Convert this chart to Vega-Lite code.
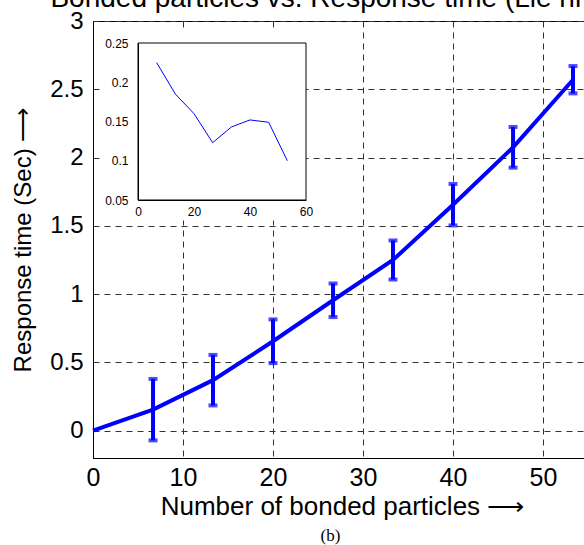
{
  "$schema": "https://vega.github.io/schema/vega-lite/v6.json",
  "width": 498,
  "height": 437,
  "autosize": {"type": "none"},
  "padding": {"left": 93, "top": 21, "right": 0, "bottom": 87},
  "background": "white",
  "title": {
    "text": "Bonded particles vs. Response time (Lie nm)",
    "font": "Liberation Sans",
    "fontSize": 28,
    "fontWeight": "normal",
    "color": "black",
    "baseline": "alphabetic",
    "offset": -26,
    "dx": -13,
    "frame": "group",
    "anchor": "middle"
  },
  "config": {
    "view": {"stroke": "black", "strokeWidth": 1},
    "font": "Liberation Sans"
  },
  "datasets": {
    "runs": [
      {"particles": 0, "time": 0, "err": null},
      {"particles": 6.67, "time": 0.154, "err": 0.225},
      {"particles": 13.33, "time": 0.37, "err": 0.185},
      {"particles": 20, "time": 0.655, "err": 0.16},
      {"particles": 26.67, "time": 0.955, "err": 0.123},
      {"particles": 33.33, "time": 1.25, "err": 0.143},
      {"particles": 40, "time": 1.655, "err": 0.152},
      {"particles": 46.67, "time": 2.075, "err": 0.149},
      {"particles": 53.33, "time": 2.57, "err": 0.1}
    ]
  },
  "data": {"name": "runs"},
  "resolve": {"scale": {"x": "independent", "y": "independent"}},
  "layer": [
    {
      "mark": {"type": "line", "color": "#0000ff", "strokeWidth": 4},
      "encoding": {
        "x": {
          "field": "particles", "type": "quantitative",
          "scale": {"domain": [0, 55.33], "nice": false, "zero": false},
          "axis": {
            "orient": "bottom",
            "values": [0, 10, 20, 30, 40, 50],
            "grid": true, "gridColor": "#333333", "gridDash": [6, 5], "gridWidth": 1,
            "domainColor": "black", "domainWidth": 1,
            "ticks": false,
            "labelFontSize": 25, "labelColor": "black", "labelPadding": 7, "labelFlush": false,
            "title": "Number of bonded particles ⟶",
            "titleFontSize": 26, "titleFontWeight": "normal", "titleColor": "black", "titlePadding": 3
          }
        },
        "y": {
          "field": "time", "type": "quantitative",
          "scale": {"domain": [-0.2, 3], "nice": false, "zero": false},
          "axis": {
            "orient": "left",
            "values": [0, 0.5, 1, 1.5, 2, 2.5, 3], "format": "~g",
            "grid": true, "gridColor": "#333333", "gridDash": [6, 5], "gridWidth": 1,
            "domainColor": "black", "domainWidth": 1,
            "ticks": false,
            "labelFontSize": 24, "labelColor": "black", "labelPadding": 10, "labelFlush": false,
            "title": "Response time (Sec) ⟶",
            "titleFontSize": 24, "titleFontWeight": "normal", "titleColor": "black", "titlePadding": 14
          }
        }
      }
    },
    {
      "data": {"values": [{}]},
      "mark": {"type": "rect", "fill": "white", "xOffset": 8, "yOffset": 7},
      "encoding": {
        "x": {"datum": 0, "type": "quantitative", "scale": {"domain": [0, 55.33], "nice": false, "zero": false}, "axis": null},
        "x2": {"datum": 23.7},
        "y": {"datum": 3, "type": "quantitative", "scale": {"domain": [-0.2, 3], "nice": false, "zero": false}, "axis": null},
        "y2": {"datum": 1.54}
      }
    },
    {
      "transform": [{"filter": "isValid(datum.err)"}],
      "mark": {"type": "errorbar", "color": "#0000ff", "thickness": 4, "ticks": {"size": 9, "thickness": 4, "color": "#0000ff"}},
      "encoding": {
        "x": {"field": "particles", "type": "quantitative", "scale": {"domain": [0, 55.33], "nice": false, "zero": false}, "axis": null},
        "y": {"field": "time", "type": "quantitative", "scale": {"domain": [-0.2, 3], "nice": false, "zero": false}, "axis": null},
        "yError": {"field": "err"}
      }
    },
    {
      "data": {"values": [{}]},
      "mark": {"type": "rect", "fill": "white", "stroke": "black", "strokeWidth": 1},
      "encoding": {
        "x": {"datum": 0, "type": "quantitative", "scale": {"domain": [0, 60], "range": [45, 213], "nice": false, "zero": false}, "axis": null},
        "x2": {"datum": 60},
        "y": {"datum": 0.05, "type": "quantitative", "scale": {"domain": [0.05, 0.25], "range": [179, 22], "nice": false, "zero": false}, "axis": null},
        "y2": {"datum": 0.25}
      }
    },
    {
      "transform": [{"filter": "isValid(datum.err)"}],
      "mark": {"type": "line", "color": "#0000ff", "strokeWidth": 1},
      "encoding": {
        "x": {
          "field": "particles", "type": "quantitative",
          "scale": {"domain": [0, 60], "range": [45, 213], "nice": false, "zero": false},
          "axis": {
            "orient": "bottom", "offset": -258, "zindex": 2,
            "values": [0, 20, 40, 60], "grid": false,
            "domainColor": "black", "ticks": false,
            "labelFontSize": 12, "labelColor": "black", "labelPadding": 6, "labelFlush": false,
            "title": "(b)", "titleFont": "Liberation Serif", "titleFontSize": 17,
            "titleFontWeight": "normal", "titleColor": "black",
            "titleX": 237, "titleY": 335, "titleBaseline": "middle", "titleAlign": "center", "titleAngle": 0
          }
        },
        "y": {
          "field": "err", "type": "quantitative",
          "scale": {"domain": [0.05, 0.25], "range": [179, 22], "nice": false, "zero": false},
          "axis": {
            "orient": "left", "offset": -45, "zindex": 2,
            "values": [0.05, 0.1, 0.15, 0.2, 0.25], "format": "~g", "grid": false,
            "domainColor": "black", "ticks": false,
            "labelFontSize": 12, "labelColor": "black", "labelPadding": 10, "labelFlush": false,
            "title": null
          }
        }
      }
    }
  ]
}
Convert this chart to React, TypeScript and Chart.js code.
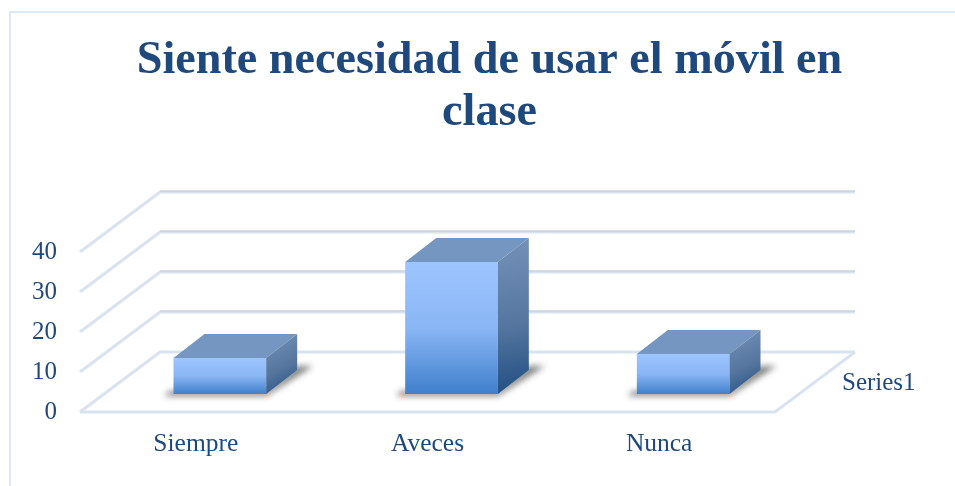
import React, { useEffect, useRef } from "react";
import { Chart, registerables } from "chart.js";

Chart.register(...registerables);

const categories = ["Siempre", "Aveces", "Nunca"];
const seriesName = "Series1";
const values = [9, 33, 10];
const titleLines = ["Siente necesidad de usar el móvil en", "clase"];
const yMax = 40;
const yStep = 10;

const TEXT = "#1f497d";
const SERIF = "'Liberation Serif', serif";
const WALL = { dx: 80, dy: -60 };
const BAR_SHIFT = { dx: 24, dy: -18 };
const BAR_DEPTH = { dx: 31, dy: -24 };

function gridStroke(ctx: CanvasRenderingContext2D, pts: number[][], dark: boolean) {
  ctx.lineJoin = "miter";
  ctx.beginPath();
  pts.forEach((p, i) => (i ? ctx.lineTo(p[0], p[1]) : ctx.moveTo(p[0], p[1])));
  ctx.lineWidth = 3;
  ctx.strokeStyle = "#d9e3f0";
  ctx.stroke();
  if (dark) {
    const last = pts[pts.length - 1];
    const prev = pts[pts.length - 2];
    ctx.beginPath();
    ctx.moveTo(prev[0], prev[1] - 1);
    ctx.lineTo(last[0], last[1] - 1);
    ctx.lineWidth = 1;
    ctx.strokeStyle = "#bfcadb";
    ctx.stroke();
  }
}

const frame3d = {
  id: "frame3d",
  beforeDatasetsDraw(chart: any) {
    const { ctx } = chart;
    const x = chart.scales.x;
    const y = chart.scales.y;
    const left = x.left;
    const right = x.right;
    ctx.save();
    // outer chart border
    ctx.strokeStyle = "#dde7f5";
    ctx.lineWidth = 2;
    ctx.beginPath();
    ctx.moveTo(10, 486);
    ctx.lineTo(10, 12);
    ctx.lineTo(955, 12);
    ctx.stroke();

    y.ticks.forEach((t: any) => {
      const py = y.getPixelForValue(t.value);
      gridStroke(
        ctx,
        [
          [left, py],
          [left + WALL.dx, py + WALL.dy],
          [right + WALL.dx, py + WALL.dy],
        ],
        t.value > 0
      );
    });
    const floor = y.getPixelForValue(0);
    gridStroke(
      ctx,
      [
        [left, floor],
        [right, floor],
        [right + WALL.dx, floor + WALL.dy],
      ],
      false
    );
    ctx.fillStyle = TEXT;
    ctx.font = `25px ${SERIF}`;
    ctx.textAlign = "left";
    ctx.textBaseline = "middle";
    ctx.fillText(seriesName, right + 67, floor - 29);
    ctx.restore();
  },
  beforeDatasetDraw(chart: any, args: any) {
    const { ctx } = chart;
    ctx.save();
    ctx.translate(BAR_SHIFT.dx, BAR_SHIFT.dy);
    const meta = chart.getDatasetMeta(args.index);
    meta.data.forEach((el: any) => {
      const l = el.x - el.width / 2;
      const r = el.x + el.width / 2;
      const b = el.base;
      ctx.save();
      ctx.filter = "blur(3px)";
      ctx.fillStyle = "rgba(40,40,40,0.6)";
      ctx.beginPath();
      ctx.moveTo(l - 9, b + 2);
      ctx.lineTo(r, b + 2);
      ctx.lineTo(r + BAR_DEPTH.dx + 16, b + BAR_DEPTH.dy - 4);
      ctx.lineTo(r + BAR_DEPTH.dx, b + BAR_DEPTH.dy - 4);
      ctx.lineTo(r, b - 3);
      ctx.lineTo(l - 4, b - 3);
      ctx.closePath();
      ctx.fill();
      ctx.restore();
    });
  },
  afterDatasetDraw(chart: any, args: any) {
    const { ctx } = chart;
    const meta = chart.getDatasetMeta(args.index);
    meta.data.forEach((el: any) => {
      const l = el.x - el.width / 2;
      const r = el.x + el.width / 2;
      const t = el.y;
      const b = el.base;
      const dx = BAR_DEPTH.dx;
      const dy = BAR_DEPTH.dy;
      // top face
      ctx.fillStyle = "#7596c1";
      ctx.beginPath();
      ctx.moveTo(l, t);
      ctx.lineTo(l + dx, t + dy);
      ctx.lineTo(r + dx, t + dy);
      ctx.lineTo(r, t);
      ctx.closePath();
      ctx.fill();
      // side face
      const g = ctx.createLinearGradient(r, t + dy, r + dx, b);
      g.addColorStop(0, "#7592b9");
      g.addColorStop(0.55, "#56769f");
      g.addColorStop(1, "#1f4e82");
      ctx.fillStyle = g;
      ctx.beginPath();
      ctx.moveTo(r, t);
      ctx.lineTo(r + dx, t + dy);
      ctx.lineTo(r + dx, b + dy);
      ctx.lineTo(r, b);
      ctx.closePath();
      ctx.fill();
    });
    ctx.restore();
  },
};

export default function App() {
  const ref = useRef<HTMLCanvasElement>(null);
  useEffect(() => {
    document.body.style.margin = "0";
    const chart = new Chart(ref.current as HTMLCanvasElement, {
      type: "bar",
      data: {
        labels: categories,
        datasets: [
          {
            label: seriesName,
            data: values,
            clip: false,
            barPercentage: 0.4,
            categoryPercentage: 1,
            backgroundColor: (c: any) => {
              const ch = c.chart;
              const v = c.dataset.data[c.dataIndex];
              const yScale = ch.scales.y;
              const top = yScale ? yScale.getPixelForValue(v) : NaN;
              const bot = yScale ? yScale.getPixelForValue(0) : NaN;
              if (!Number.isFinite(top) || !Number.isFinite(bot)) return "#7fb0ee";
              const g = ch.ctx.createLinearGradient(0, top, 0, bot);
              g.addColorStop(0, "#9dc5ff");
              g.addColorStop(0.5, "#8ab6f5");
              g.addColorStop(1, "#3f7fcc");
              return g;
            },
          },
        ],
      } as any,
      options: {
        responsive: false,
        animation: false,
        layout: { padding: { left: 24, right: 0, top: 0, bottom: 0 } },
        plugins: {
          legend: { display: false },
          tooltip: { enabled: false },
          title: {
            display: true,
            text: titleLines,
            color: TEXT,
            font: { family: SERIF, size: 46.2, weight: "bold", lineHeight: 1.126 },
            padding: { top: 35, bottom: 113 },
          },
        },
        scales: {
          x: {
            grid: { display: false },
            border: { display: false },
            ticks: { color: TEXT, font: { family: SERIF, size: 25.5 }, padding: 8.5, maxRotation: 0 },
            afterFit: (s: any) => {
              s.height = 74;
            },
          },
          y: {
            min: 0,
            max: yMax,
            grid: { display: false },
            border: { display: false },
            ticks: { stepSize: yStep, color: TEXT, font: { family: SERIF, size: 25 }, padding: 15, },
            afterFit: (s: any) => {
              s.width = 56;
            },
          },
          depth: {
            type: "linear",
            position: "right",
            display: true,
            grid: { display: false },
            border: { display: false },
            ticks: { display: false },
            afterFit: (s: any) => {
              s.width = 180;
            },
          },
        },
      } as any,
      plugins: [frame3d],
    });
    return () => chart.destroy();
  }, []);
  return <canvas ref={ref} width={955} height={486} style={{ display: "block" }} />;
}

________________________

» **What is being asked**: Your job is to reproduce the lines from the one with "Convert this chart to React, TypeScript" through the one with "const yStep = 10;", both kept, exactly as they are. Leave out the pictures.

» **Result of the exercise**:
Convert this chart to React, TypeScript and Chart.js code.
import React, { useEffect, useRef } from "react";
import { Chart, registerables } from "chart.js";

Chart.register(...registerables);

const categories = ["Siempre", "Aveces", "Nunca"];
const seriesName = "Series1";
const values = [9, 33, 10];
const titleLines = ["Siente necesidad de usar el móvil en", "clase"];
const yMax = 40;
const yStep = 10;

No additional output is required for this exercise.